A souk shopping tour typically means spending 2–3 hours walking the medina’s labyrinth with a local guide who knows the stalls. You’ll be taken to a handful of trusted vendors selling spices, leather goods, textiles, ceramics, and argan products. Expect friendly but persistent sales pitches, mint tea in shops, and a pace that’s quicker than wandering alone. It’s not a relaxed browse; it’s a structured introduction that helps you avoid getting lost and overpaying on your first visit. The medina is crowded, noisy, and sensory-overload territory—tours make it manageable but less adventurous.
Best time is spring (March–May) or autumn (October–November) when it’s neither freezing nor brutally hot. Morning tours (starting around 9–10am) are preferable because the souks are fresher and less packed. Expect to pay around $25–45 per person for a small-group tour; private tours usually start from $60–90 depending on group size. Larger shared tours can dip under $20 but feel more like herding.

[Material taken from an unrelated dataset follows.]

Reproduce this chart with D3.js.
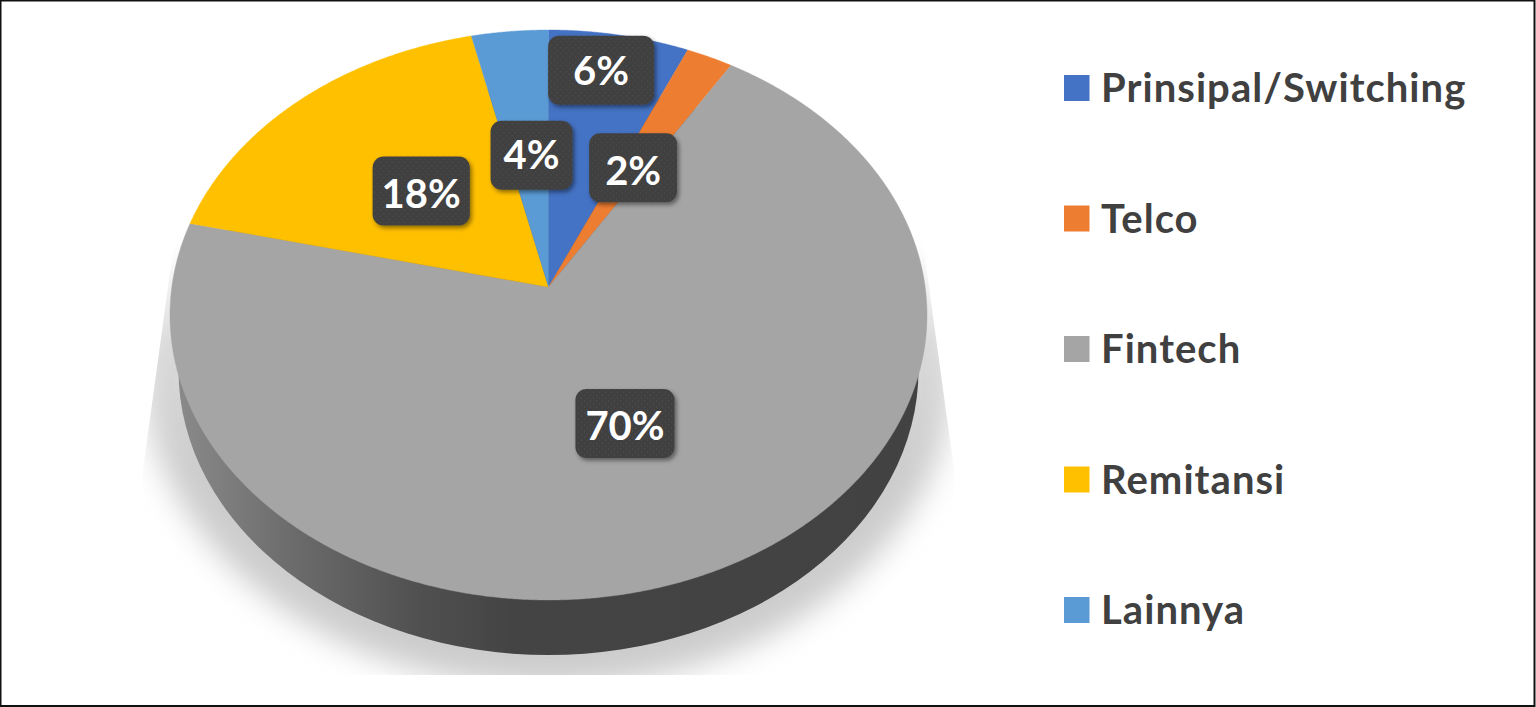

Tip: Focus on spices, saffron, and quality leather if you want things that travel well and are genuinely better value here. Skip the antique shops and overpriced “Berber rugs” unless you really know what you’re buying—most are mass-produced elsewhere. Bring cash in small notes, decide what you actually want before the tour, and don’t be afraid to say no firmly. A good guide will respect that.